В воскресенье 11 марта в газетах появилось официальное объявление за подписью императора, но совсем не то, которого ждали. Оно распускало Думу! А она, закрывая свое последнее заседание двадцать четыре часа назад, в полной уверенности назначила следующее на вторник (тринадцатое).
Все были словно громом поражены! Министры, за исключением министра внутренних дел, были изумлены и совершенно не понимали, что же произошло. Спланировать и подготовить столь мудрую меру, за которой последовал такой акт, — это казалось просто слабоумием. И не предупредить их!

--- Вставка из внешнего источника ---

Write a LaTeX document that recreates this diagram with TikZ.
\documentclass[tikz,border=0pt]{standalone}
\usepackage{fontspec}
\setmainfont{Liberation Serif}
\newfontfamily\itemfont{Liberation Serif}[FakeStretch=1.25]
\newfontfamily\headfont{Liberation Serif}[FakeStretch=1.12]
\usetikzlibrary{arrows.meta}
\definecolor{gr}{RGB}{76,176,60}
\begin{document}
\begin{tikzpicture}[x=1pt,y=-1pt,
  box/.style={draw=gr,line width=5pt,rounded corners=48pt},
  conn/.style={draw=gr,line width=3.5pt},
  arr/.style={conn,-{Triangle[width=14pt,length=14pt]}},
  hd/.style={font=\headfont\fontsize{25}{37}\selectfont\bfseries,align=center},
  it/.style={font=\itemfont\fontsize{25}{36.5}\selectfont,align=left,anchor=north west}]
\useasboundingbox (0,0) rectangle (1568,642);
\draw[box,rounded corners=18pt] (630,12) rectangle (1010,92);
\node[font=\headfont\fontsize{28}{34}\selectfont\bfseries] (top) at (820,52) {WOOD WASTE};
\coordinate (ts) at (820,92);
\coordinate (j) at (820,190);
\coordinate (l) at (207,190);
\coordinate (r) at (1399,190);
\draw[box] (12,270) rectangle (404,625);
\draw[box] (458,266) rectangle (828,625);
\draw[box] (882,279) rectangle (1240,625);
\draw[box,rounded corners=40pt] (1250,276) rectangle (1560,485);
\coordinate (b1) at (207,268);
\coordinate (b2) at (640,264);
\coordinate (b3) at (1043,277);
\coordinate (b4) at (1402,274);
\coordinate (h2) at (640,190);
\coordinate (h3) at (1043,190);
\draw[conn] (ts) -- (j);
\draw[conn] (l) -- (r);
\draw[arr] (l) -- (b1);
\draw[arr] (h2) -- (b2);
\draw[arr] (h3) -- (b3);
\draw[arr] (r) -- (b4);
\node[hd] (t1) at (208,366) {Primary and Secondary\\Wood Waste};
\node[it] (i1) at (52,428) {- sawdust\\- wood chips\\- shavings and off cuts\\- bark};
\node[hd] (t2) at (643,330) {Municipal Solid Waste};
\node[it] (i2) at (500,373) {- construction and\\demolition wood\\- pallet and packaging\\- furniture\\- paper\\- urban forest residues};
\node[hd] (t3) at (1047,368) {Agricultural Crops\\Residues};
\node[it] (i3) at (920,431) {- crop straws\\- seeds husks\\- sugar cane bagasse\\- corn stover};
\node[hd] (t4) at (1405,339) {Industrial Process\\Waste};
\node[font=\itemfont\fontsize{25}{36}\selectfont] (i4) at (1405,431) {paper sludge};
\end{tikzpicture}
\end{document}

В тот день воцарилось тяжелое, сердитое молчание. На улицах не ходили трамваи, почти не было ни саней, ни автомобилей и очень мало людей. Со всех сторон раздавалась стрельба, поползли зловещие слухи об угрозе закону и порядку, но ничего нельзя было предпринять. Родзянко и члены парламента были глубоко обеспокоены.
Если бы удалось сформировать достойное доверия правительство в союзе с либеральной Думой, все здоровые силы (даже из среды рабочего класса и солдат), безусловно, поддержали бы его. А теперь этот указ, положивший конец всем надеждам либералов, обрушился на них, словно удар молнии! Исправить положение вещей, казалось, было уже невозможно, и Дума, так же как и кабинет, ощущала себя загнанной в ловушку и проданной врагу. Если в тот день и велись какие-то разговоры среди руководителей, они носили личный характер; и для общественности воскресенье прошло в унылой и тяжкой депрессии, в то время как набежали грозовые облака, готовые назавтра разразиться самой страшной бурей, какую только знала страна.